I do know that school administrators and teachers need direction how to best support the rights of transgender students. On February 22, '17 the Trump administration took back President Obama's decision that transgender kids should use the bathroom (or locker room) matching their identity, not necessarily birth gender identification.
This greatly affected one teen, in particular, Gavin Grimm, beginning nearly two years ago. Gavin, who came out as transgender in '14, simply wanted to use the boys' bathroom, matching his gender choice. He was a sophomore and didn't want to change schools, as suggested.
The rural Virginia school, after hearing from 'enough' parents, told Gavin he could use either his own designated bathroom stall, or in the nurse's office, Gavin decided to sue. For about two years the case has been working its way through the courts and finally made it to the Supreme Court.
Gavin did not intend to be the face of a national bathroom debate. He simply wanted to be heard.

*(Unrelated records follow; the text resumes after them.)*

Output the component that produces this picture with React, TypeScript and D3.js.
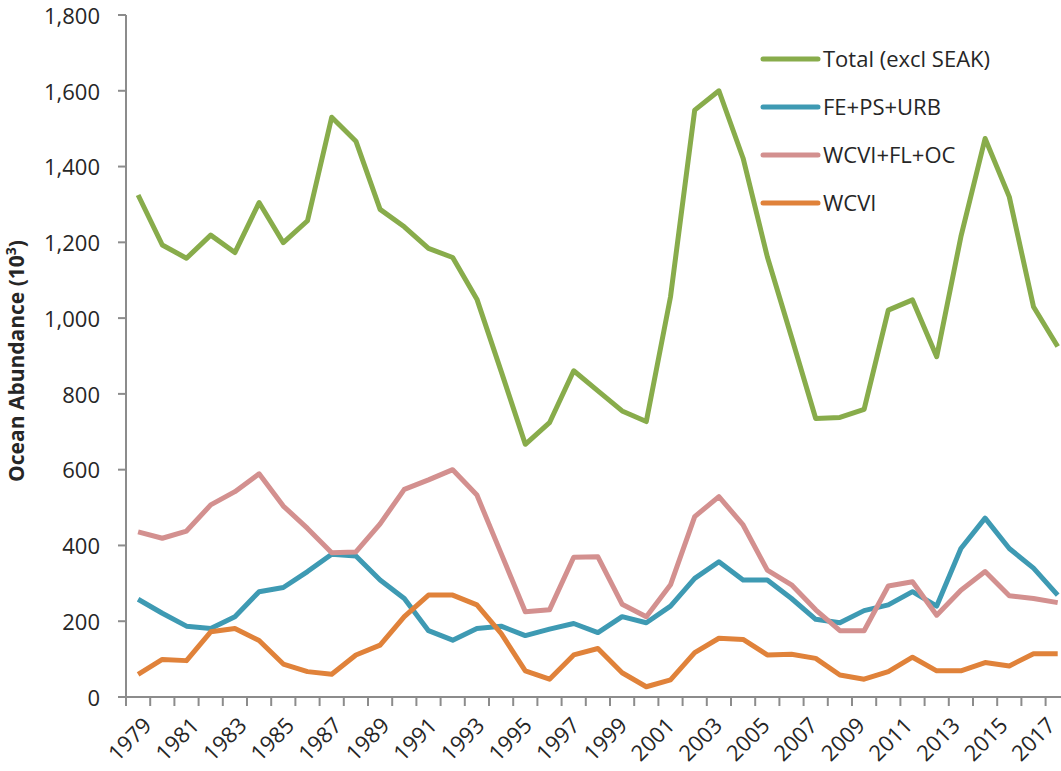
import { scaleBand, scaleLinear, line, format } from "d3"

// categories
const years = [
  1979, 1980, 1981, 1982, 1983, 1984, 1985, 1986, 1987, 1988,
  1989, 1990, 1991, 1992, 1993, 1994, 1995, 1996, 1997, 1998,
  1999, 2000, 2001, 2002, 2003, 2004, 2005, 2006, 2007, 2008,
  2009, 2010, 2011, 2012, 2013, 2014, 2015, 2016, 2017,
]

// series values (thousands)
const total = [
  1325, 1193, 1158, 1219, 1173, 1305, 1199, 1257, 1530, 1467,
  1287, 1241, 1184, 1160, 1050, 860, 667, 724, 861, 808,
  755, 727, 1056, 1549, 1600, 1422, 1162, 950, 735, 738,
  759, 1021, 1048, 898, 1215, 1474, 1320, 1030, 925,
]
const fePsUrb = [
  258, 221, 187, 181, 212, 278, 289, 331, 377, 372,
  309, 260, 175, 150, 181, 187, 162, 179, 194, 170,
  212, 196, 240, 313, 357, 309, 309, 260, 205, 196,
  228, 243, 278, 240, 392, 472, 392, 340, 269,
]
const wcviFlOc = [
  436, 419, 438, 507, 542, 589, 504, 445, 381, 383,
  457, 548, 573, 600, 533, 379, 225, 230, 369, 370,
  245, 212, 296, 476, 529, 454, 335, 296, 230, 175,
  175, 293, 304, 216, 282, 331, 267, 260, 249,
]
const wcvi = [
  60, 99, 96, 172, 181, 149, 87, 67, 60, 111,
  137, 212, 269, 269, 243, 168, 69, 47, 111, 128,
  64, 27, 45, 117, 155, 152, 111, 113, 102, 58,
  47, 67, 105, 69, 69, 91, 82, 114, 114,
]

const seriesNames = ["Total (excl SEAK)", "FE+PS+URB", "WCVI+FL+OC", "WCVI"]
const seriesColors = ["#88AC4B", "#3E9AB3", "#D3908F", "#E0823A"]
const seriesValues = [total, fePsUrb, wcviFlOc, wcvi]

const yTicks = [0, 200, 400, 600, 800, 1000, 1200, 1400, 1600, 1800]

const W = 1061
const H = 771
const font = "'Open Sans', 'Noto Sans', sans-serif"
const axisColor = "#8C8C8C"
const textColor = "#262626"

export default function App() {
  const x = scaleBand<number>().domain(years).range([126, 126 + years.length * 24.2])
  const y = scaleLinear().domain([0, 1800]).range([697, 15])
  const cx = (i: number) => (x(years[i]) as number) + x.bandwidth() / 2

  const path = line<number>()
    .x((_, i) => cx(i))
    .y(d => y(d))

  const fmt = format(",")
  const xLeft = x.range()[0]
  const xRight = x.range()[1]

  return (
    <svg
      width={W}
      height={H}
      style={{ position: "absolute", left: 0, top: 0, background: "#fff" }}
      fontFamily={font}
    >
      {/* y axis */}
      <line x1={xLeft} x2={xLeft} y1={y(1800)} y2={y(0)} stroke={axisColor} strokeWidth={2} />
      {yTicks.map(t => (
        <g key={t}>
          <line x1={xLeft - 8} x2={xLeft} y1={y(t)} y2={y(t)} stroke={axisColor} strokeWidth={2} />
          <text
            x={100}
            y={y(t)}
            dy="0.4em"
            textAnchor="end"
            fontSize={22}
            fill={textColor}
          >
            {fmt(t)}
          </text>
        </g>
      ))}
      <text
        transform={`translate(24, ${(y(0) + y(1800)) / 2 + 5}) rotate(-90)`}
        textAnchor="middle"
        fontSize={21}
        fontWeight="bold"
        fill={textColor}
      >
        Ocean Abundance (10<tspan dy="-8" fontSize={14}>3</tspan><tspan dy="8">)</tspan>
      </text>

      {/* x axis */}
      <line x1={xLeft} x2={xRight} y1={y(0)} y2={y(0)} stroke={axisColor} strokeWidth={2} />
      {years.concat([years[years.length - 1] + 1]).map((yr, i) => {
        const tx = xLeft + i * x.step()
        return <line key={yr} x1={tx} x2={tx} y1={y(0)} y2={y(0) + 9} stroke={axisColor} strokeWidth={2} />
      })}
      {years.map((yr, i) =>
        i % 2 === 0 ? (
          <text
            key={yr}
            transform={`translate(${cx(i) + 4 - i * 0.42}, ${y(0) + 19}) rotate(-45)`}
            textAnchor="end"
            dy="0.7em"
            fontSize={22}
            fill={textColor}
          >
            {yr}
          </text>
        ) : null
      )}

      {/* series */}
      {seriesValues.map((vals, s) => (
        <path
          key={seriesNames[s]}
          d={path(vals) as string}
          fill="none"
          stroke={seriesColors[s]}
          strokeWidth={5}
          strokeLinejoin="round"
        />
      ))}

      {/* legend */}
      {seriesNames.map((name, s) => {
        const ly = 59 + s * 48
        return (
          <g key={name}>
            <line x1={763} x2={818} y1={ly} y2={ly} stroke={seriesColors[s]} strokeWidth={5} strokeLinecap="round" />
            <text x={823} y={ly} dy="0.36em" fontSize={22} fill={textColor}>
              {name}
            </text>
          </g>
        )
      })}
    </svg>
  )
}
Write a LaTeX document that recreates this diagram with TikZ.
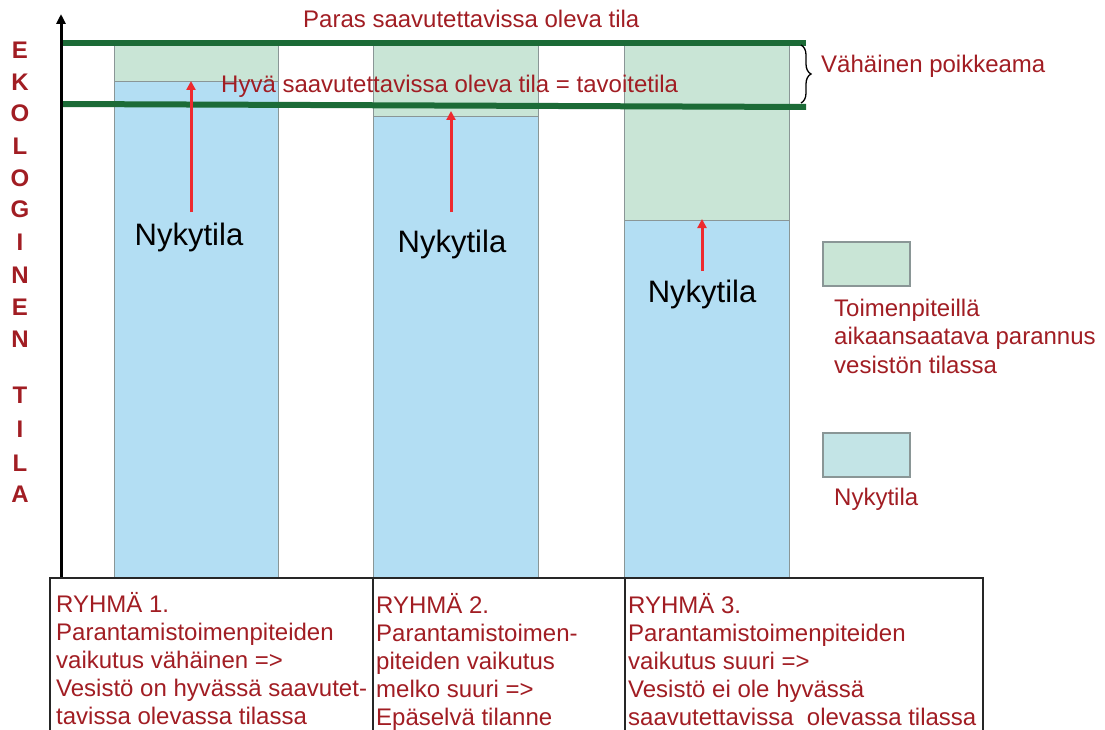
\documentclass[tikz,border=0pt]{standalone}
\usepackage{fontspec}
\setmainfont{Liberation Sans}
\usetikzlibrary{arrows.meta,decorations.pathreplacing}
\definecolor{txtred}{HTML}{A11D23}
\definecolor{lgreen}{HTML}{C9E5D6}
\definecolor{lblue}{HTML}{B3DEF3}
\definecolor{legblue}{HTML}{C3E4E6}
\definecolor{dgreen}{HTML}{1C6B37}
\definecolor{barline}{HTML}{8A9696}
\definecolor{arrred}{HTML}{EE2A2E}
\begin{document}
\begin{tikzpicture}[x=1pt,y=-1pt,
  txt/.style={text=txtred,inner sep=0pt,font=\fontsize{24}{28}\selectfont},
  boxtxt/.style={txt,align=left,anchor=north west},
  legtxt/.style={text=txtred,inner sep=0pt,align=left,anchor=north west,font=\fontsize{24}{28.7}\selectfont},
  vlet/.style={text=txtred,inner sep=0pt,font=\fontsize{24}{24}\selectfont\bfseries},
  nyk/.style={text=black,inner sep=0pt,anchor=base,font=\fontsize{31}{31}\selectfont},
  baredge/.style={draw=barline,line width=1pt},
  glevel/.style={draw=dgreen,line width=6pt},
  rarrow/.style={draw=arrred,line width=3pt,-{Triangle[length=9pt,width=9pt]}},
  grpbox/.style={draw=black!85,line width=1.5pt}
]
\useasboundingbox (0,0) rectangle (1105,730);
\clip (0,0) rectangle (1105,730);

% bars
\fill[lgreen] (114,43) rectangle (278,82);
\fill[lblue] (114,82) rectangle (278,578);
\draw[baredge] (114,43) rectangle (278,578);
\draw[baredge] (114,82) -- (278,82);

\fill[lgreen] (373,43) rectangle (538,117);
\fill[lblue] (373,117) rectangle (538,578);
\draw[baredge] (373,43) rectangle (538,578);
\draw[baredge] (373,117) -- (538,117);

\fill[lgreen] (624,43) rectangle (789,220);
\fill[lblue] (624,220) rectangle (789,578);
\draw[baredge] (624,43) rectangle (789,578);
\draw[baredge] (624,220) -- (789,220);

% green level lines
\draw[glevel] (62,43) -- (806,43);
\draw[glevel] (62,104) -- (806,107);

% axis
\coordinate (ax0) at (61,578);
\coordinate (ax1) at (61,14);
\draw[line width=3pt,-{Triangle[length=10pt,width=9pt]}] (ax0) -- (ax1);

% brace
\coordinate (br0) at (801,45);
\coordinate (br1) at (801,103);
\draw[decorate,decoration={brace,amplitude=10pt},line width=1.3pt] (br0) -- (br1);

% labels at top
\node[txt,anchor=base west] (paras) at (303,28) {Paras saavutettavissa oleva tila};
\node[txt,anchor=base west] (hyva) at (221,93) {Hyvä saavutettavissa oleva tila = tavoitetila};
\node[txt,anchor=base west] (vah) at (821,73) {Vähäinen poikkeama};

% Nykytila labels and arrows
\node[nyk] (n1) at (189,245) {Nykytila};
\node[nyk] (n2) at (452,252) {Nykytila};
\node[nyk] (n3) at (702,302) {Nykytila};
\coordinate (a1s) at (191,212);
\coordinate (a1e) at (191,81);
\coordinate (a2s) at (451,212);
\coordinate (a2e) at (451,111);
\coordinate (a3s) at (702,271);
\coordinate (a3e) at (702,219);
\draw[rarrow] (a1s) -- (a1e);
\draw[rarrow] (a2s) -- (a2e);
\draw[rarrow] (a3s) -- (a3e);

% legend
\draw[draw=barline,line width=1.2pt,fill=lgreen] (823,242) rectangle (910,286);
\node[legtxt] (leg1) at (834,292) {\rule{0pt}{24pt}Toimenpiteillä\\aikaansaatava parannus\\vesistön tilassa};
\draw[draw=barline,line width=1.2pt,fill=legblue] (823,433) rectangle (910,477);
\node[txt,anchor=base west] (leg2) at (834,505) {Nykytila};

% vertical axis title
\foreach \l/\yy [count=\i] in {E/50,K/82,O/113,L/146,O/178,G/209,I/242,N/275,E/307,N/339,T/395,I/429,L/463,A/494}
  \node[vlet] (v\i) at (20,\yy) {\l};

% group boxes
\draw[grpbox] (50,578) rectangle (373,745);
\draw[grpbox] (373,578) rectangle (625,745);
\draw[grpbox] (625,578) rectangle (983,745);
\node[boxtxt] (g1) at (56,588) {\rule{0pt}{24pt}RYHMÄ 1.\\Parantamistoimenpiteiden\\vaikutus vähäinen =>\\Vesistö on hyvässä saavutet-\\tavissa olevassa tilassa};
\node[boxtxt] (g2) at (376,589) {\rule{0pt}{24pt}RYHMÄ 2.\\Parantamistoimen-\\piteiden vaikutus\\melko suuri =>\\Epäselvä tilanne};
\node[boxtxt] (g3) at (628,589) {\rule{0pt}{24pt}RYHMÄ 3.\\Parantamistoimenpiteiden\\vaikutus suuri =>\\Vesistö ei ole hyvässä\\saavutettavissa\ \ olevassa tilassa};
\end{tikzpicture}
\end{document}
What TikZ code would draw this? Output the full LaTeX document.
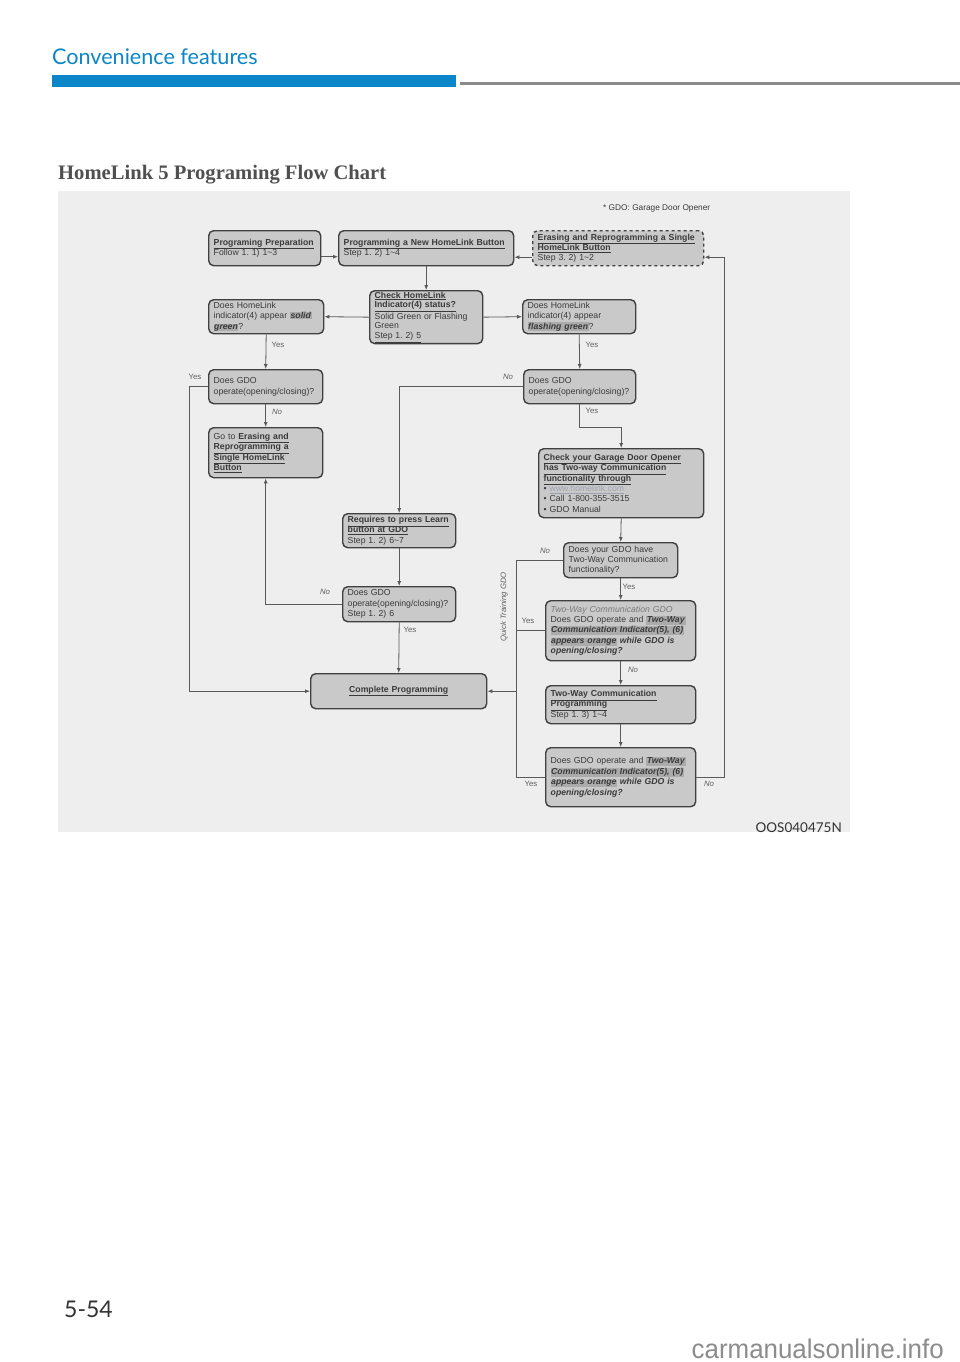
\documentclass[tikz,border=0pt]{standalone}
\usepackage{fontspec}
\usepackage{graphicx}
\setmainfont{Liberation Sans}
\newfontfamily\serifbold{Liberation Serif}
\newfontfamily\hdrfont{Lato}
\usetikzlibrary{arrows.meta,calc}
\frenchspacing
\definecolor{hblue}{HTML}{0A86C9}
\definecolor{hgray}{HTML}{8A8A8A}
\definecolor{titc}{HTML}{505050}
\definecolor{panelc}{HTML}{EEEEEE}
\definecolor{boxc}{HTML}{C9C9C9}
\definecolor{bordc}{HTML}{404040}
\definecolor{txtc}{HTML}{3A3A3A}
\definecolor{linec}{HTML}{5A5A5A}
\definecolor{lblc}{HTML}{606060}
\definecolor{hlc}{HTML}{ABABAB}
\definecolor{linkc}{HTML}{9AA2B0}
\definecolor{softc}{HTML}{7A7A7A}
\definecolor{darkc}{HTML}{333333}
\definecolor{wmc}{HTML}{8C8C8C}
\newcommand{\hlbi}[1]{{\setlength{\fboxsep}{0.5pt}\colorbox{hlc}{\textbf{\textit{#1}}}}}
\newcommand{\bfi}[1]{\textbf{\textit{#1}}}
\newcommand{\ttl}[1]{\underline{\textbf{#1}}}
\tikzset{
  box/.style={draw=bordc, fill=boxc, rounded corners=5pt, line width=1.4pt,
    inner xsep=5pt, inner ysep=2pt, align=left, anchor=north west, text=txtc,
    font=\fontsize{8.7}{10.4}\selectfont\frenchspacing},
  ln/.style={draw=linec, line width=0.8pt},
  arr/.style={ln, -{Latex[length=5pt,width=4pt]}},
  lbl/.style={text=lblc, font=\fontsize{7.8}{9}\selectfont, inner sep=0pt},
}
\begin{document}
\begin{tikzpicture}[x=1pt,y=-1pt]
\useasboundingbox (0,0) rectangle (960,1362);
\fill[white] (0,0) rectangle (960,1362);
% header
\node[anchor=base west, inner sep=0pt, text=hblue, font=\hdrfont\fontsize{21.6}{25}\selectfont] (hdr) at (52,65) {Convenience features};
\fill[hblue] (52,75) rectangle (456,87);
\fill[hgray] (460,82.5) rectangle (960,85.5);
\node[anchor=base west, inner sep=0pt, text=titc, font=\serifbold\bfseries\fontsize{20.6}{24}\selectfont] (title) at (58,179) {HomeLink 5 Programing Flow Chart};
% panel
\fill[panelc] (58,191) rectangle (850,832);
\node[anchor=west, inner sep=0pt, text=txtc, font=\fontsize{8.3}{9}\selectfont] (note) at (603,208) {* GDO: Garage Door Opener};
% boxes
\node[box, minimum width=112pt, minimum height=35pt, text width=102pt] (A) at (208,230)
  {\ttl{Programing Preparation}\\Follow 1. 1) 1\textasciitilde3};
\node[box, minimum width=175pt, minimum height=35pt, text width=165pt] (B) at (338,230)
  {\ttl{Programming a New HomeLink Button}\\Step 1. 2) 1\textasciitilde4};
\node[box, dashed, minimum width=171pt, minimum height=35pt, text width=161pt] (C) at (532,230)
  {\ttl{Erasing and Reprogramming a Single}\\\ttl{HomeLink Button}\\Step 3. 2) 1\textasciitilde2};
\node[box, minimum width=113pt, minimum height=52pt, text width=103pt, inner ysep=1pt,
  font=\fontsize{8.7}{9.9}\selectfont\frenchspacing] (D) at (369,290)
  {\ttl{Check HomeLink}\\\ttl{Indicator(4) status?}\\Solid Green or Flashing\\Green\\\underline{Step 1. 2) 5}};
\node[box, minimum width=115pt, minimum height=34pt, text width=105pt] (E) at (208,299)
  {Does HomeLink\\indicator(4) appear \hlbi{solid}\\\hlbi{green}?};
\node[box, minimum width=113pt, minimum height=34pt, text width=103pt] (F) at (522,299)
  {Does HomeLink\\indicator(4) appear\\\hlbi{flashing green}?};
\node[box, minimum width=114pt, minimum height=34pt, text width=104pt] (G) at (208,369)
  {Does GDO\\operate(opening/closing)?};
\node[box, minimum width=114pt, minimum height=50pt, text width=104pt] (H) at (208,427)
  {Go to \ttl{Erasing and}\\\ttl{Reprogramming a}\\\ttl{Single HomeLink}\\\ttl{Button}};
\node[box, minimum width=112pt, minimum height=34pt, text width=102pt] (I) at (523,369)
  {Does GDO\\operate(opening/closing)?};
\node[box, minimum width=165pt, minimum height=69pt, text width=155pt] (K) at (538,448)
  {\ttl{Check your Garage Door Opener}\\\ttl{has Two-way Communication}\\\ttl{functionality through}\\%
   \textbullet\ {\color{linkc}\underline{www.homelink.com}}\\\textbullet\ Call 1-800-355-3515\\\textbullet\ GDO Manual};
\node[box, minimum width=113pt, minimum height=34pt, text width=103pt] (J) at (342,513)
  {\ttl{Requires to press Learn}\\\ttl{button at GDO}\\Step 1. 2) 6\textasciitilde7};
\node[box, minimum width=113pt, minimum height=35pt, text width=103pt] (L) at (342,586)
  {Does GDO\\operate(opening/closing)?\\Step 1. 2) 6};
\node[box, minimum width=176pt, minimum height=35pt, text width=166pt, align=center] (Q) at (310,673)
  {\ttl{Complete Programming}};
\node[box, minimum width=114pt, minimum height=35pt, text width=104pt] (M) at (563,542)
  {Does your GDO have\\Two-Way Communication\\functionality?};
\node[box, minimum width=150pt, minimum height=60pt, text width=140pt] (N) at (545,600)
  {{\color{softc}\textit{Two-Way Communication GDO}}\\Does GDO operate and \hlbi{Two-Way}\\%
   \hlbi{Communication Indicator(5), (6)}\\\hlbi{appears orange} \bfi{while GDO is}\\\bfi{opening/closing?}};
\node[box, minimum width=150pt, minimum height=38pt, text width=140pt] (O) at (545,685)
  {\ttl{Two-Way Communication}\\\ttl{Programming}\\Step 1. 3) 1\textasciitilde4};
\node[box, minimum width=150pt, minimum height=59pt, text width=140pt] (P) at (545,747)
  {Does GDO operate and \hlbi{Two-Way}\\\hlbi{Communication Indicator(5), (6)}\\%
   \hlbi{appears orange} \bfi{while GDO is}\\\bfi{opening/closing?}};
% connectors
\draw[arr] ([yshift=-8.5pt]A.east) -- ([yshift=-8.5pt]B.west);
\draw[arr] ([yshift=-9pt]C.west) -- ([yshift=-9pt]B.east);
\draw[arr] (B.south) -- (D.north);
\draw[arr] (D.west) -- (E.east);
\draw[arr] (D.east) -- (F.west);
\draw[arr] (E.south) -- (G.north);
\draw[arr] (G.south) -- (H.north);
\draw[arr] (F.south) -- (I.north);
\draw[arr] (I.west) -| (J.north);
\draw[arr] (I.south) -- ++(0,23) -| (K.north);
\draw[arr] (G.west) -- ++(-19,0) |- (Q.west);
\draw[arr] (K.south) -- (M.north);
\draw[arr] (J.south) -- (L.north);
\draw[arr] (L.west) -| (H.south);
\draw[arr] (L.south) -- (Q.north);
\coordinate (bus) at (516,559);
\draw[ln] (M.west) -- (M.west -| bus) -- (bus |- P.west) -- (P.west);
\draw[ln] (N.west) -- (N.west -| bus);
\draw[arr] (bus |- Q.east) -- (Q.east);
\draw[arr] (M.south) -- (N.north);
\draw[arr] (N.south) -- (O.north);
\draw[arr] (O.south) -- (P.north);
\draw[arr] (P.east) -| ([xshift=20pt,yshift=-9pt]C.east) -- ([yshift=-9pt]C.east);
% labels
\node[lbl] (l1) at (278,345) {Yes};
\node[lbl] (l2) at (592,345) {Yes};
\node[lbl] (l3) at (195,377) {Yes};
\node[lbl] (l4) at (277,412) {\textit{No}};
\node[lbl] (l5) at (508,377) {\textit{No}};
\node[lbl] (l6) at (592,411) {Yes};
\node[lbl] (l7) at (325,592) {\textit{No}};
\node[lbl] (l8) at (410,630) {Yes};
\node[lbl] (l9) at (545,551) {\textit{No}};
\node[lbl] (l10) at (629,587) {Yes};
\node[lbl] (l11) at (528,621) {Yes};
\node[lbl] (l12) at (633,670) {\textit{No}};
\node[lbl] (l13) at (531,784) {Yes};
\node[lbl] (l14) at (709,784) {\textit{No}};
\node[lbl, rotate=90] (qt) at (504,607) {\textit{Quick Training GDO}};
% footer
\node[anchor=base east, inner sep=0pt, text=darkc, font=\hdrfont\fontsize{13.5}{15}\selectfont] (code) at (842,832) {OOS040475N};
\node[anchor=base west, inner sep=0pt, text=darkc, font=\hdrfont\fontsize{23}{26}\selectfont] (pg) at (64,1317) {5-54};
\node[anchor=base east, inner sep=0pt, text=wmc, font=\fontsize{27}{30}\selectfont] (wm) at (944,1358) {\scalebox{0.96}[1]{carmanualsonline.info}};
\end{tikzpicture}
\end{document}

This week, on Monday, the long awaited answer did not arrive for Gavin. Nor did it arrive for parents, the LGBTQ community or schools. We do not know whether Title IX does in fact protect these vulnerable students, depending on interpretation. It certainly should, as it clearly prohibits discrimination whether by touch or words, no bullying. Hands-off.
Title IX provides major Civil Rights protection for all children. It bars sex discrimination in public schools but does that extend all the way to transgender students?
The Supreme Court decided to send the case back to the U.S. Court of Appeals for the Fourth Circuit due to new circumstances. It is such an important question reaching into bathrooms, showers, locker rooms, etc.
Apparently until the February 22 '17 Presidential order, Obama's '16 position on transgender student rights formed the basis of prior decisions favoring Grimm and his cause. What will happen now, or next is vague and unclear, excepting that the Appeals Court will have to review and reconsider the case.
Until then it appears inconsistent local policies will guide how transgender students are treated. It adds a burden to School Boards, Principals who may be making decisions on a case by case business and opens a Pandora's box of vulnerabilities regarding possible lawsuits.
The reality, to me is that all our children deserve respect and have a right to identify with gender, not necessarily birth identification, as boy or girl. We cannot meet educational needs until Maslow's basic needs are met.
Attempted suicide rates for transgender community is thought to be 40%, 50% for those who were bullied at school. Children of color may be at even greater risk.
The guideline reversal may have slipped past us with all recent events shaking our Country. Changes are coming fast and furiously, whether we agree or disagree.
It is not my intent to make a political statement of any sort, simply to help create a larger awareness of this argument. Additionally, I hope we stand up for these children with or without support of Title IX, just meeting our moral and ethical obligations as parents, educators and members of the larger society.
When we talk about growth mindset, grit and a positive school culture reaching and meeting the needs of all students, let's keep close watch on the kiddos in our care who need to use the bathroom, just like we do. Part of the human condition.
Transgender children know whether they identify as male or female and that decision has to be respected and protected.
There are many sources of information for you to read about this important issue. I am sharing a few just to get you started.
Here are several resources:
A basic informational source for you with questions and answers:
Check this resource, Huffington Post articles about transgender bathrooms:
Here's one more, U.S. poll about how people regard transgender bathrooms:
And be sure to start with transgender bathroom bills in Wikipedia.
Yesterday advocacy groups and several parents of transgender students met with Education Secretary Betsy DeVos. They shared concerns about the removal of gender protection and told stories of the torment and depression suffered by their children.
I certainly hope bathroom usage is not a political issue, but a children's civil rights discussion. I'd love to hear your thoughts on the subject.
I also hope to learn that DeVos, who already expressed some concern before signing on to the elimination of Obama's guidelines, mitigates the situation in some meaningful way.
We make the difference in the learning lives of all children.
I believe we are all servant leaders, hopefully making sound decisions and forming solid judgments based on truth, merit and not simply advocacy.